5. I will only eat plain potato chips if I have orange juice to drink with them. I don’t know why. My father does the same thing.
6. I’ve got no game. In fact, I’m downright awkward around boys I like. I’m an outgoing person, until I meet a boy who I feel like I could date. The second I feel that way I clam up. I start acting like I’m in kindergarten again when you would be mean to the one you like. I say all the wrong things and ultimately turn the guy off before I ever get a chance to turn him on…
So what have we learned about me? I’m hopeless and sick….someone must put an end to this game…
Cheerio!!
I'm in heaven!! Why you ask? Because not only am I in London (all expenses paid because I'm here for work), but London is crawling with not only beautiful men...not only beautiful men with accents....but beautiful men with accents who are TALL!!!! It's flipping amazing, I can't believe of them are gorgeous AND tall!!!! I just don't even know what to do with myself...I fall in love every day on the tube...and the street...and in restaurants...
Met a few lovelies out last night with Texas Cinderella...(who by the way it was AMAZING to see, it had been almost two years! She looks fantastic and I had forgotten how much fun she is!! I'm going to miss her even more now when I leave!)...one guy gave me his card and told me to call him to hang out again this week...we shall see...hopefully more stories are soon to follow!!
Stateside boy news: I think I've agreed to be set up with a not so handsome German man. One of my accounts has a friend in New York who is very tall, yet at the same time I saw a pic of him on her phone and yeah, not so cute....but he do it for the stories right? That's what I have to keep telling myself!!!
(By the way, I just realized that all that I write about is boys....I hope to get a boyfriend sometime in the near future so that I can go back to being an normal intelligent human being with something else on my brain other than the opposite sex!!)
My mother is a walking embarassment!!
it wasn't bad enough that my mother had to wear the ugliest fur coat you've ever seen to the city (to see a taping of the Martha Stewart show none the less!) with her friend Doris....

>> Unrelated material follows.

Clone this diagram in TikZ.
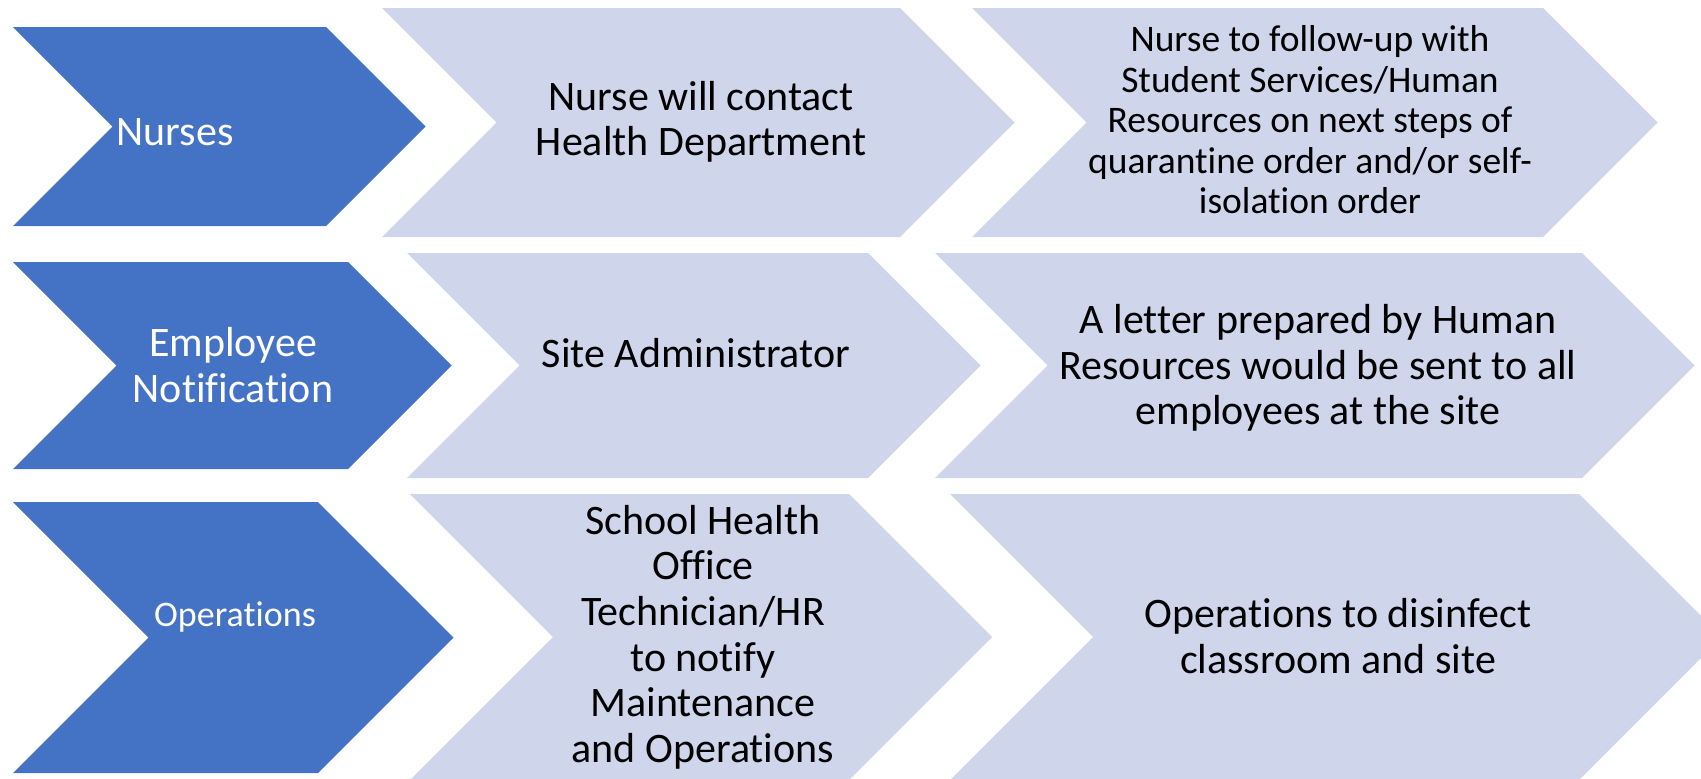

But to make matters worse...when we were in the train station waiting to go home after my LOOOONG day at work and her show, we saw my newsboy...

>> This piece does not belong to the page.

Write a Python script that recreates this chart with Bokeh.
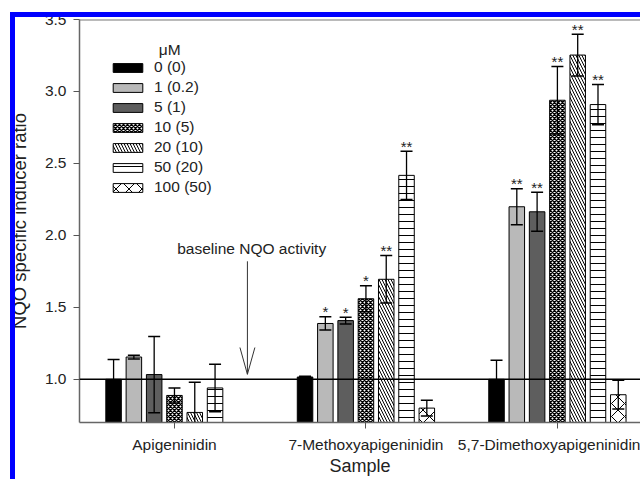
import numpy as np
from bokeh.plotting import figure
from bokeh.layouts import row
from bokeh.models import (ColumnDataSource, FixedTicker, Span, Arrow, Label,
                          Legend, LegendItem, NumeralTickFormatter, Range1d, Div)
from bokeh.core.properties import value
from bokeh.embed import file_html
from bokeh.resources import INLINE

# ---------------- data ----------------
categories = ["Apigeninidin", "7-Methoxyapigeninidin", "5,7-Dimethoxyapigeninidin"]
series_labels = ["0 (0)", "1 (0.2)", "5 (1)", "10 (5)", "20 (10)", "50 (20)", "100 (50)"]

ratio_0 = [1.00, 1.016, 1.00]
ratio_1 = [1.155, 1.388, 2.199]
ratio_5 = [1.033, 1.408, 2.164]
ratio_10 = [0.888, 1.560, 2.939]
ratio_20 = [0.770, 1.695, 3.253]
ratio_50 = [0.940, 2.417, 2.909]
ratio_100 = [float("nan"), 0.800, 0.893]

err_0 = [0.137, 0.005, 0.132]
err_1 = [0.013, 0.046, 0.125]
err_5 = [0.265, 0.023, 0.136]
err_10 = [0.052, 0.090, 0.235]
err_20 = [0.210, 0.165, 0.145]
err_50 = [0.165, 0.168, 0.140]
err_100 = [float("nan"), 0.055, 0.100]

stars_0 = ["", "", ""]
stars_1 = ["", "*", "**"]
stars_5 = ["", "*", "**"]
stars_10 = ["", "*", "**"]
stars_20 = ["", "**", "**"]
stars_50 = ["", "**", "**"]
stars_100 = ["", "", ""]

ratios = [ratio_0, ratio_1, ratio_5, ratio_10, ratio_20, ratio_50, ratio_100]
errors = [err_0, err_1, err_5, err_10, err_20, err_50, err_100]
stars = [stars_0, stars_1, stars_5, stars_10, stars_20, stars_50, stars_100]

y_ticks = [1.0, 1.5, 2.0, 2.5, 3.0, 3.5]

# ---------------- styles ----------------
FONT = "Liberation Sans"
styles = [
    dict(fill_color="black"),
    dict(fill_color="#b9b9b9"),
    dict(fill_color="#5e5e5e"),
    dict(fill_color="white", hatch_pattern="diagonal_cross", hatch_scale=4, hatch_weight=1.4),
    dict(fill_color="white", hatch_pattern="left_diagonal_line", hatch_scale=6, hatch_weight=1),
    dict(fill_color="white", hatch_pattern="horizontal_line", hatch_scale=7, hatch_weight=1),
    dict(fill_color="white", hatch_pattern="diagonal_cross", hatch_scale=13, hatch_weight=1),
]
bar_step = 0.106
bar_width = 0.081

p = figure(width=640, height=479, x_range=Range1d(-0.496, 2.434), y_range=Range1d(0.7, 3.5),
           output_backend="svg", toolbar_location=None,
           min_border_left=79, min_border_right=0, min_border_top=19, min_border_bottom=57)
p.grid.visible = False
p.outline_line_color = None

groups = np.arange(len(categories))
renderers = []
err_sources = []
for i, (vals, errs, st, sty) in enumerate(zip(ratios, errors, stars, styles)):
    vals = np.array(vals, dtype=float)
    errs = np.array(errs, dtype=float)
    src = ColumnDataSource(dict(x=groups + (i - 3) * bar_step, top=vals,
                                lo=vals - errs, hi=vals + errs, st=st))
    r = p.vbar(x="x", top="top", bottom=0, width=bar_width, source=src,
               line_color="black", line_width=1, hatch_color="black", **sty)
    renderers.append(r)
    err_sources.append(src)

for src in err_sources:
    p.segment(x0="x", y0="lo", x1="x", y1="hi", source=src, line_color="black", line_width=1.3)
    p.scatter(x="x", y="hi", marker="dash", size=12, source=src, line_color="black", line_width=1.5)
    p.scatter(x="x", y="lo", marker="dash", size=12, source=src, line_color="black", line_width=1.5)
    p.text(x="x", y="hi", text="st", source=src, text_align="center", text_baseline="alphabetic",
           y_offset=-5, text_font=value(FONT), text_font_size="15px", text_color="#222222")

# baseline and frame top
p.add_layout(Span(location=1.0, dimension="width", line_color="black", line_width=1.6))
p.add_layout(Span(location=3.5, dimension="width", line_color="#777777", line_width=2))

# annotation arrow (shaft + narrow open head) and its text
ARROW_X, ARROW_TIP, ARROW_TAIL = 0.381, 1.035, 1.82
HEAD_HALF_W, HEAD_LEN = 0.039, 0.186
arrow_kw = dict(line_width=1, line_color="#333333", end=None)
p.add_layout(Arrow(x_start=ARROW_X, y_start=ARROW_TAIL, x_end=ARROW_X, y_end=ARROW_TIP, **arrow_kw))
p.add_layout(Arrow(x_start=ARROW_X - HEAD_HALF_W, y_start=ARROW_TIP + HEAD_LEN,
                   x_end=ARROW_X, y_end=ARROW_TIP, **arrow_kw))
p.add_layout(Arrow(x_start=ARROW_X + HEAD_HALF_W, y_start=ARROW_TIP + HEAD_LEN,
                   x_end=ARROW_X, y_end=ARROW_TIP, **arrow_kw))
p.add_layout(Label(x=0.014, y=1.908, text="baseline NQO activity", text_baseline="alphabetic",
                   text_font=FONT, text_font_size="15.5px", text_color="#222222"))
p.add_layout(Label(x=-0.082, y=3.295, text="μM", text_baseline="alphabetic",
                   text_font=FONT, text_font_size="15.5px", text_color="#222222"))

# legend
legend = Legend(items=[LegendItem(label=lab, renderers=[r]) for lab, r in zip(series_labels, renderers)],
                location=(30, 225), margin=0, padding=0, spacing=0,
                border_line_color=None, background_fill_alpha=0,
                glyph_width=37, glyph_height=11, label_standoff=8, label_height=20,
                label_text_font=FONT, label_text_font_size="15.5px", label_text_color="#222222")
p.add_layout(legend)

# axes
for ax in (p.xaxis, p.yaxis):
    ax.axis_line_color = "#666666"
    ax.axis_line_width = 1.5
    ax.major_tick_line_color = "#555555"
    ax.major_tick_in = 0
    ax.major_tick_out = 6
    ax.minor_tick_line_color = None
    ax.major_label_text_font = FONT
    ax.major_label_text_font_size = "15.5px"
    ax.major_label_text_color = "#222222"
    ax.axis_label_text_font = FONT
    ax.axis_label_text_font_style = "normal"
    ax.axis_label_text_color = "#222222"

p.yaxis.ticker = FixedTicker(ticks=y_ticks)
p.yaxis.formatter = NumeralTickFormatter(format="0.0")
p.yaxis.major_label_standoff = 7
p.yaxis.axis_label = "NQO specific inducer ratio"
p.yaxis.axis_label_text_font_size = "18.5px"
p.yaxis.axis_label_standoff = 12

p.xaxis.ticker = FixedTicker(ticks=list(groups))
p.xaxis.major_label_overrides = {int(g): c for g, c in zip(groups, categories)}
p.xaxis.major_label_standoff = 7
p.xaxis.axis_label = "Sample"
p.xaxis.axis_label_text_font_size = "18px"
p.xaxis.axis_label_standoff = 0

# blue highlight frame (top and left), laid over the figure
bar_css = {"position": "fixed", "background-color": "blue", "z-index": "10"}
top_bar = Div(text="", width=630, height=5, margin=0,
              styles=dict(bar_css, left="10px", top="12px"))
left_bar = Div(text="", width=5, height=467, margin=0,
               styles=dict(bar_css, left="10px", top="12px"))
layout = row(p, top_bar, left_bar)

open("out.html", "w").write(file_html(layout, INLINE))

My mother proceeded to cruise back and forth in the train station to see him. As if that wasn't bad enough...she went and sat in a chair facing him and stared at him for 5 minutes!
And it's not like she blended in with the hideous coat either!!
Thank god I don't work tomorrow and don't have to see him on the train because that was just entirely too obvious!
Let the countdown begin!!
Only 6 more days until I go to London for work....and get to see Texas Cinderella!!!! All on the company $$!!!!
WOOHOO!!!!!
I'm old enough to be his mother....
Last night on the train, newsboy saw some guy that is friends with his parents....
They started talking and I overheard the following:
--He went traveling in Europe this past summer because, and I quote, "It was my last summer"
--The summer before that he did an internship in New York.
Through my amazing powers of deduction, I have deduced that at the oldest (meaning he was just in graduate school), he would be at the oldest 26....he's just a BABY!!!!
I won't even date guys my age let alone younger than me!!! (Ok, well I won't be seeing anyone younger than me any more....it was after all only that one time....) I guess this love affair is over before it's even begun...though I did see him again today and he did pretty blatantly look me up and down...
I guess it's pretty harmless to obsess and stare...it gives me something to do on the two hour train ride home!!